Restoring Trust in Government
Gallup released a poll last week finding that 75% of U.S. adults see widespread corruption in government. According to Gallup, the perception that government is corrupt has risen in the last decade from 2 in 3 to 3 in 4 people saying that they perceive government as corrupt. Compared to other countries with a free press, we did slightly better than Poland, Taiwan, and Cyprus—and slightly worse than Israel, Slovakia, and Belize.
If so many Americans see government as an institution plagued by widespread corruption, perhaps we should minimize the role of government in our society.
According to the Tax Foundation, this year, 31% of the nation’s income will go toward paying taxes. This means we’ll spend the first 114 days of the year working to pay for government.
Things are not much better if you focus only on our state. Missouri is not a low-tax state.

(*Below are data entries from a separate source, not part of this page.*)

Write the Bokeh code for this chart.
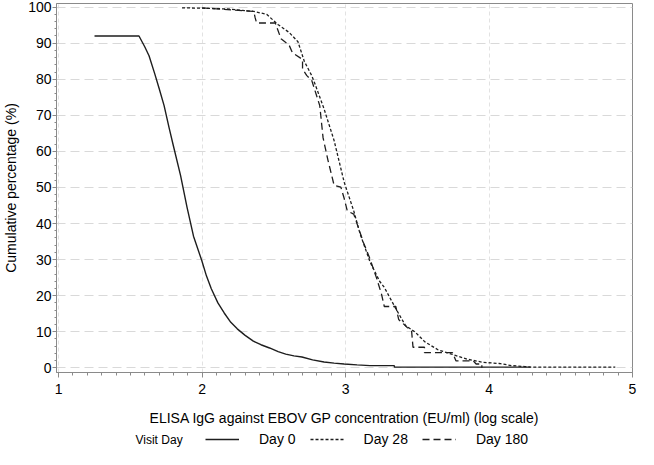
from bokeh.plotting import figure
from bokeh.layouts import column
from bokeh.models import Range1d, SingleIntervalTicker, Legend, LegendItem, Label
from bokeh.embed import file_html
from bokeh.resources import INLINE

# ---- data ----
day0_x = [1.25, 1.56, 1.60, 1.63, 1.67, 1.70, 1.735, 1.77, 1.80, 1.85, 1.895, 1.94, 1.997,
          2.03, 2.064, 2.11, 2.154, 2.20, 2.245, 2.30, 2.357, 2.41, 2.47, 2.53, 2.583, 2.64,
          2.696, 2.77, 2.85, 2.92, 2.99, 3.08, 3.17, 3.34, 3.34, 4.29]
day0_y = [92, 92, 89, 86.5, 81.5, 77.5, 72.7, 66.5, 61.5, 53.3, 44.5, 36.5, 29.8,
          25.5, 21.9, 18, 15.2, 12.6, 10.8, 9.0, 7.4, 6.4, 5.5, 4.5, 3.8, 3.3,
          3.0, 2.2, 1.6, 1.3, 1.06, 0.8, 0.6, 0.6, 0.2, 0.2]

day28_x = [1.86, 2.0, 2.17, 2.36, 2.45, 2.528, 2.606, 2.668, 2.712, 2.764, 2.785, 2.85, 2.92,
           2.99, 3.057, 3.10, 3.17, 3.237, 3.27, 3.35, 3.418, 3.485, 3.553, 3.644, 3.745,
           3.847, 3.96, 4.07, 4.16, 4.25, 4.29, 4.88]
day28_y = [99.8, 99.7, 99.5, 98.8, 98, 95.2, 93, 90.4, 85, 81, 78.9, 71.8, 63,
           51.5, 43.5, 37.3, 29.4, 24, 22.3, 16.4, 11.7, 9.9, 7.2, 5.0, 3.7,
           2.4, 1.5, 1.2, 0.6, 0.35, 0.2, 0.2]

day180_x = [2.0, 2.36, 2.37, 2.38, 2.51, 2.55, 2.606, 2.63, 2.70, 2.70, 2.73, 2.764, 2.82,
            2.843, 2.877, 2.92, 2.967, 2.99, 3.012, 3.057, 3.125, 3.17, 3.215, 3.25, 3.27,
            3.35, 3.37, 3.43, 3.46, 3.47, 3.55, 3.55, 3.745, 3.77, 3.89, 3.91, 3.95, 3.95]
day180_y = [99.8, 98.8, 97, 95.6, 95.6, 91.2, 89.5, 87.3, 85.5, 82.8, 81, 79.7, 72.7,
            63.8, 57.6, 50.6, 50.1, 47, 43.5, 42.6, 34.7, 30.2, 25, 20.5, 17,
            17, 13.4, 11.2, 10.3, 5.7, 5.7, 4.2, 4.2, 1.9, 1.9, 1.06, 1.06, 0]

series_labels = ["Day 0", "Day 28", "Day 180"]
series_dashes = ["solid", "3 2", "7 4"]
legend_title = "Visit Day"
x_title = "ELISA IgG against EBOV GP concentration (EU/ml) (log scale)"
y_title = "Cumulative percentage (%)"

FONT = "Liberation Sans"
INK = "#1e1e1e"
AXIS = "#8a8a8a"

# ---------------- main chart ----------------
p = figure(width=638, height=428, output_backend="svg", toolbar_location=None,
           x_range=Range1d(0.985, 5.0), y_range=Range1d(-1.3, 101.0),
           min_border_left=10, min_border_right=6, min_border_top=3, min_border_bottom=2)
p.background_fill_color = "white"
p.border_fill_color = "white"
p.outline_line_color = AXIS
p.outline_line_width = 1

p.xaxis.ticker = SingleIntervalTicker(interval=1, num_minor_ticks=10)
p.yaxis.ticker = SingleIntervalTicker(interval=10, num_minor_ticks=5)

for ax in (p.xaxis[0], p.yaxis[0]):
    ax.axis_line_color = AXIS
    ax.major_tick_line_color = AXIS
    ax.minor_tick_line_color = AXIS
    ax.major_tick_in = 0
    ax.minor_tick_in = 0
    ax.major_tick_out = 5
    ax.minor_tick_out = 3
    ax.major_label_text_font = FONT
    ax.major_label_text_font_size = "14px"
    ax.major_label_text_color = "black"
    ax.axis_label_text_font = FONT
    ax.axis_label_text_font_size = "14px"
    ax.axis_label_text_font_style = "normal"
    ax.axis_label_text_color = "black"

p.xaxis.axis_label = x_title
p.yaxis.axis_label = y_title
p.xaxis.major_label_standoff = 6
p.xaxis.axis_label_standoff = 13
p.yaxis.major_tick_out = 4
p.yaxis.minor_tick_out = 2
p.yaxis.major_label_standoff = 1
p.yaxis.axis_label_standoff = 6

p.ygrid.grid_line_color = "#d9d9d9"
p.ygrid.grid_line_dash = "9 5"
p.xgrid.grid_line_color = "#e2e2e2"
p.xgrid.grid_line_dash = "4 3"

p.line(day0_x, day0_y, line_color=INK, line_width=1.4, line_dash=series_dashes[0])
p.line(day28_x, day28_y, line_color=INK, line_width=1.3, line_dash=series_dashes[1])
p.line(day180_x, day180_y, line_color=INK, line_width=1.3, line_dash=series_dashes[2])

# ---------------- legend strip ----------------
lf = figure(width=638, height=21, output_backend="svg", toolbar_location=None,
            x_axis_type=None, y_axis_type=None,
            x_range=Range1d(0, 1), y_range=Range1d(0, 1),
            min_border_left=0, min_border_right=0, min_border_top=0, min_border_bottom=0)
lf.outline_line_color = None
lf.background_fill_color = "white"
lf.border_fill_color = "white"

items = []
for lab, dash in zip(series_labels, series_dashes):
    # single off-screen point: only provides the line style for the legend sample
    rr = lf.line([-5], [-5], line_color=INK, line_width=1.3, line_dash=dash)
    items.append(LegendItem(label=lab, renderers=[rr]))

lg = Legend(items=items, orientation="horizontal", location=(149, 2))
lg.border_line_color = None
lg.background_fill_alpha = 0
lg.padding = 0
lg.margin = 0
lg.spacing = 14
lg.label_standoff = 20
lg.glyph_width = 34
lg.glyph_height = 16
lg.label_text_font = FONT
lg.label_text_font_size = "14px"
lg.label_text_color = "black"
lf.add_layout(lg)

lf.add_layout(Label(x=79, y=10, x_units="screen", y_units="screen", text=legend_title,
                    text_font=FONT, text_font_size="12px", text_color="black",
                    text_baseline="middle", text_align="left"))

layout = column(p, lf, spacing=0)
open("out.html", "w").write(file_html(layout, INLINE))
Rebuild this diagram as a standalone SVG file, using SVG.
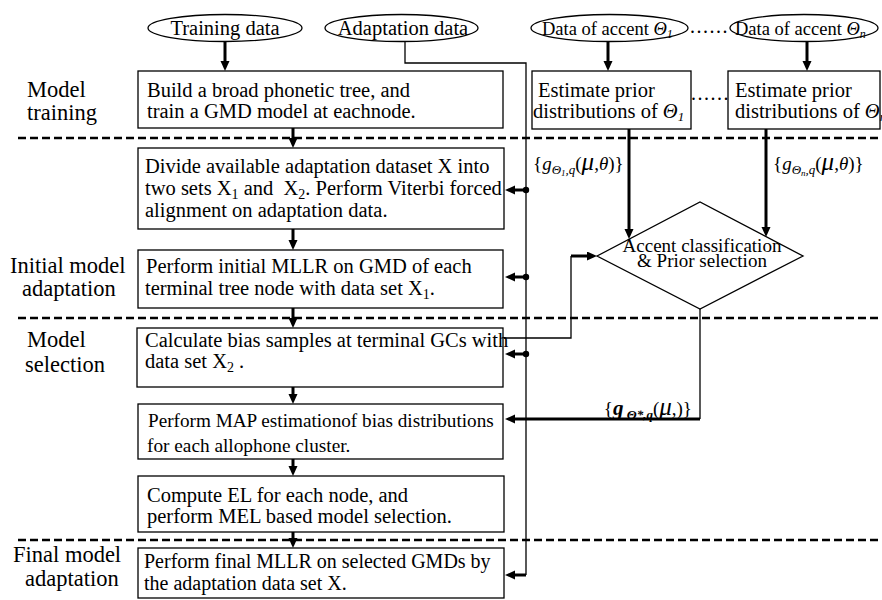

And we’re one of the top states when it comes to the government picking winners and losers through corporate handouts.
There are a number of ways to minimize our dependence on government at the state and local levels, including: shifting services from the public sector to the private sector, freeing ourselves from onerous regulations, ending the routine practice of government officials doling out assistance to well-connected businesses, and giving parents the ability to choose which schools their children attend.
And of course, rooting out corruption means ensuring that government is as accountable as possible. No more backroom deals between government officials and government unions. In order to do this, we need to close the loophole in our state’s transparency laws that allows government officials to hold meetings with union officials behind closed doors. Because government unions play such an important role in the delivery of public services, they need to be as transparent and as accountable as possible.
If Missouri can implement these modest reforms, we’ll have taken a few big steps toward minimizing our dependence on government. And, I believe, restored trust in government won’t be too far behind.